#### SHORT EXERCISE:
Quote the whole listing exactly. Leave the pictures out of your copy.

#### DATA SECTION:
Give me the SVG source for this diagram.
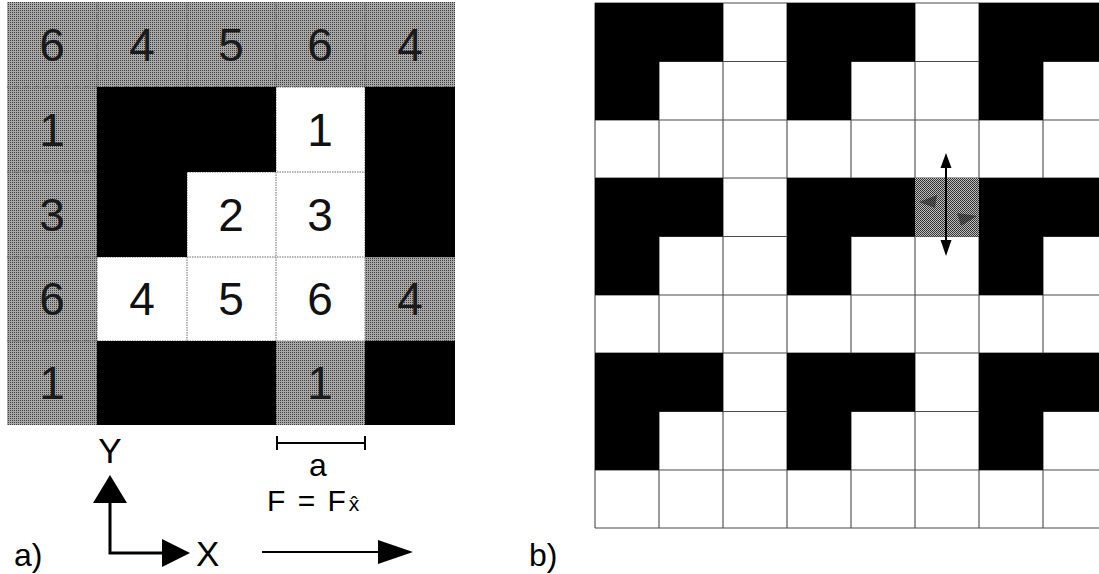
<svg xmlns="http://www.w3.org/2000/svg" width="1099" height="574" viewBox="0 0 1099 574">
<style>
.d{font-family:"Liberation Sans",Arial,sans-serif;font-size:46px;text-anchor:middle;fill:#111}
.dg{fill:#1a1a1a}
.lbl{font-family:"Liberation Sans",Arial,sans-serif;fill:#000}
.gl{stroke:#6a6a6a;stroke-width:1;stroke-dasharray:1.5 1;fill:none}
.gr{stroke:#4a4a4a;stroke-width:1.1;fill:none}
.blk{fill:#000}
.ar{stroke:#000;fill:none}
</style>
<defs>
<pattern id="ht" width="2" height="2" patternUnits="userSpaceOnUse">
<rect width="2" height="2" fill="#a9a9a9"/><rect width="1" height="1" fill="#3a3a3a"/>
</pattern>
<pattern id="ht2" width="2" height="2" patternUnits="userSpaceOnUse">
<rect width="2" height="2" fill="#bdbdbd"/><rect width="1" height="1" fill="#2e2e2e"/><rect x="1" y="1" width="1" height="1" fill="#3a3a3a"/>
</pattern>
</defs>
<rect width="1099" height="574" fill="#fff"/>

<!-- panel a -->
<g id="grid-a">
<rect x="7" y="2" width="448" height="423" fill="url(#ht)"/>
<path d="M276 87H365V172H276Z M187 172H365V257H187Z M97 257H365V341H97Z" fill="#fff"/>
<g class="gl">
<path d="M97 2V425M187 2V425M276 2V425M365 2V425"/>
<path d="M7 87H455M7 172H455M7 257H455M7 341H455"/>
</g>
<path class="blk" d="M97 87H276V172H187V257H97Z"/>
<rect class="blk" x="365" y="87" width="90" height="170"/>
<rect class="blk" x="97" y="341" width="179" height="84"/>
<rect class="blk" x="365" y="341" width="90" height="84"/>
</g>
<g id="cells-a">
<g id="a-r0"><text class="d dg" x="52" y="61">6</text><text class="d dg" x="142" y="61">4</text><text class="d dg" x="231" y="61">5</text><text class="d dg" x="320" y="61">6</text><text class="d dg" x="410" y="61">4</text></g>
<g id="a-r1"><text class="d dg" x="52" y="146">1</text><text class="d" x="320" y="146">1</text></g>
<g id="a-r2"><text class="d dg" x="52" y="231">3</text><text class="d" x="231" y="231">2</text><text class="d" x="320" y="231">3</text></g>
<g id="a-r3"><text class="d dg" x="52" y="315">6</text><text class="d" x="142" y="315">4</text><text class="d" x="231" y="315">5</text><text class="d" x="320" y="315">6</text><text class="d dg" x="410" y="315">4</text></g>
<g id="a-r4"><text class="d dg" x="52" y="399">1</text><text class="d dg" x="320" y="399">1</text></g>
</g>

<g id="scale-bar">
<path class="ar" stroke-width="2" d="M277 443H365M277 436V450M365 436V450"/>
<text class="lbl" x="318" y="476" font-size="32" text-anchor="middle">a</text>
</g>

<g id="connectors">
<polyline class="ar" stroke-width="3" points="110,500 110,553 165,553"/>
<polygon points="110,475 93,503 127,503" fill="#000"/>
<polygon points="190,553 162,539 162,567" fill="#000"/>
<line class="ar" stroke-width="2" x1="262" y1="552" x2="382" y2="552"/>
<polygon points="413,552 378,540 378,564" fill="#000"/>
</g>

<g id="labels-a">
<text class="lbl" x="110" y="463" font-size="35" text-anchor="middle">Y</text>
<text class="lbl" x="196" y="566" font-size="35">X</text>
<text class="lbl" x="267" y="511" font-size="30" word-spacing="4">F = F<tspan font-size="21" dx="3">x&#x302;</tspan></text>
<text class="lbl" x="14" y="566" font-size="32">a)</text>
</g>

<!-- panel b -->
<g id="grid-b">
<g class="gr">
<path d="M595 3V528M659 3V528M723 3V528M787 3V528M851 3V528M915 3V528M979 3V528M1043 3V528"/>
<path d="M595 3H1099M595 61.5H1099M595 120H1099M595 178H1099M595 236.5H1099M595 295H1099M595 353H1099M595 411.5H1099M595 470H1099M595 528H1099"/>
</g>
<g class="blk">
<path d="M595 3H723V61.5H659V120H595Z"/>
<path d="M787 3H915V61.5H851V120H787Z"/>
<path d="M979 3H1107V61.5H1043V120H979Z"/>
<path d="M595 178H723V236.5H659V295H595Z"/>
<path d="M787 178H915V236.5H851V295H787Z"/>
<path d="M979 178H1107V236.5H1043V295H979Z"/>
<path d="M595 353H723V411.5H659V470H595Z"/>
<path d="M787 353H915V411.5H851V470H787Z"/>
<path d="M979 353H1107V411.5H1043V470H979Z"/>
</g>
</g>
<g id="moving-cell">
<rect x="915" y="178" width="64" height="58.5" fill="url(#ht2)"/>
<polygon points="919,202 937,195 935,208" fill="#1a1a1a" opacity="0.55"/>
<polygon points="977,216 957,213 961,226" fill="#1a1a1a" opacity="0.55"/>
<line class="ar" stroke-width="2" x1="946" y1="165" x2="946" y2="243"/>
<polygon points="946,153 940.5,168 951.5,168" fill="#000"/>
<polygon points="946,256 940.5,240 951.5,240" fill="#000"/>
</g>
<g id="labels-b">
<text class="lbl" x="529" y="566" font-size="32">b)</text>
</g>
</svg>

#### COMPLETED EXERCISE:
Give me the SVG source for this diagram.
<svg xmlns="http://www.w3.org/2000/svg" width="1099" height="574" viewBox="0 0 1099 574">
<style>
.d{font-family:"Liberation Sans",Arial,sans-serif;font-size:46px;text-anchor:middle;fill:#111}
.dg{fill:#1a1a1a}
.lbl{font-family:"Liberation Sans",Arial,sans-serif;fill:#000}
.gl{stroke:#6a6a6a;stroke-width:1;stroke-dasharray:1.5 1;fill:none}
.gr{stroke:#4a4a4a;stroke-width:1.1;fill:none}
.blk{fill:#000}
.ar{stroke:#000;fill:none}
</style>
<defs>
<pattern id="ht" width="2" height="2" patternUnits="userSpaceOnUse">
<rect width="2" height="2" fill="#a9a9a9"/><rect width="1" height="1" fill="#3a3a3a"/>
</pattern>
<pattern id="ht2" width="2" height="2" patternUnits="userSpaceOnUse">
<rect width="2" height="2" fill="#bdbdbd"/><rect width="1" height="1" fill="#2e2e2e"/><rect x="1" y="1" width="1" height="1" fill="#3a3a3a"/>
</pattern>
</defs>
<rect width="1099" height="574" fill="#fff"/>

<!-- panel a -->
<g id="grid-a">
<rect x="7" y="2" width="448" height="423" fill="url(#ht)"/>
<path d="M276 87H365V172H276Z M187 172H365V257H187Z M97 257H365V341H97Z" fill="#fff"/>
<g class="gl">
<path d="M97 2V425M187 2V425M276 2V425M365 2V425"/>
<path d="M7 87H455M7 172H455M7 257H455M7 341H455"/>
</g>
<path class="blk" d="M97 87H276V172H187V257H97Z"/>
<rect class="blk" x="365" y="87" width="90" height="170"/>
<rect class="blk" x="97" y="341" width="179" height="84"/>
<rect class="blk" x="365" y="341" width="90" height="84"/>
</g>
<g id="cells-a">
<g id="a-r0"><text class="d dg" x="52" y="61">6</text><text class="d dg" x="142" y="61">4</text><text class="d dg" x="231" y="61">5</text><text class="d dg" x="320" y="61">6</text><text class="d dg" x="410" y="61">4</text></g>
<g id="a-r1"><text class="d dg" x="52" y="146">1</text><text class="d" x="320" y="146">1</text></g>
<g id="a-r2"><text class="d dg" x="52" y="231">3</text><text class="d" x="231" y="231">2</text><text class="d" x="320" y="231">3</text></g>
<g id="a-r3"><text class="d dg" x="52" y="315">6</text><text class="d" x="142" y="315">4</text><text class="d" x="231" y="315">5</text><text class="d" x="320" y="315">6</text><text class="d dg" x="410" y="315">4</text></g>
<g id="a-r4"><text class="d dg" x="52" y="399">1</text><text class="d dg" x="320" y="399">1</text></g>
</g>

<g id="scale-bar">
<path class="ar" stroke-width="2" d="M277 443H365M277 436V450M365 436V450"/>
<text class="lbl" x="318" y="476" font-size="32" text-anchor="middle">a</text>
</g>

<g id="connectors">
<polyline class="ar" stroke-width="3" points="110,500 110,553 165,553"/>
<polygon points="110,475 93,503 127,503" fill="#000"/>
<polygon points="190,553 162,539 162,567" fill="#000"/>
<line class="ar" stroke-width="2" x1="262" y1="552" x2="382" y2="552"/>
<polygon points="413,552 378,540 378,564" fill="#000"/>
</g>

<g id="labels-a">
<text class="lbl" x="110" y="463" font-size="35" text-anchor="middle">Y</text>
<text class="lbl" x="196" y="566" font-size="35">X</text>
<text class="lbl" x="267" y="511" font-size="30" word-spacing="4">F = F<tspan font-size="21" dx="3">x&#x302;</tspan></text>
<text class="lbl" x="14" y="566" font-size="32">a)</text>
</g>

<!-- panel b -->
<g id="grid-b">
<g class="gr">
<path d="M595 3V528M659 3V528M723 3V528M787 3V528M851 3V528M915 3V528M979 3V528M1043 3V528"/>
<path d="M595 3H1099M595 61.5H1099M595 120H1099M595 178H1099M595 236.5H1099M595 295H1099M595 353H1099M595 411.5H1099M595 470H1099M595 528H1099"/>
</g>
<g class="blk">
<path d="M595 3H723V61.5H659V120H595Z"/>
<path d="M787 3H915V61.5H851V120H787Z"/>
<path d="M979 3H1107V61.5H1043V120H979Z"/>
<path d="M595 178H723V236.5H659V295H595Z"/>
<path d="M787 178H915V236.5H851V295H787Z"/>
<path d="M979 178H1107V236.5H1043V295H979Z"/>
<path d="M595 353H723V411.5H659V470H595Z"/>
<path d="M787 353H915V411.5H851V470H787Z"/>
<path d="M979 353H1107V411.5H1043V470H979Z"/>
</g>
</g>
<g id="moving-cell">
<rect x="915" y="178" width="64" height="58.5" fill="url(#ht2)"/>
<polygon points="919,202 937,195 935,208" fill="#1a1a1a" opacity="0.55"/>
<polygon points="977,216 957,213 961,226" fill="#1a1a1a" opacity="0.55"/>
<line class="ar" stroke-width="2" x1="946" y1="165" x2="946" y2="243"/>
<polygon points="946,153 940.5,168 951.5,168" fill="#000"/>
<polygon points="946,256 940.5,240 951.5,240" fill="#000"/>
</g>
<g id="labels-b">
<text class="lbl" x="529" y="566" font-size="32">b)</text>
</g>
</svg>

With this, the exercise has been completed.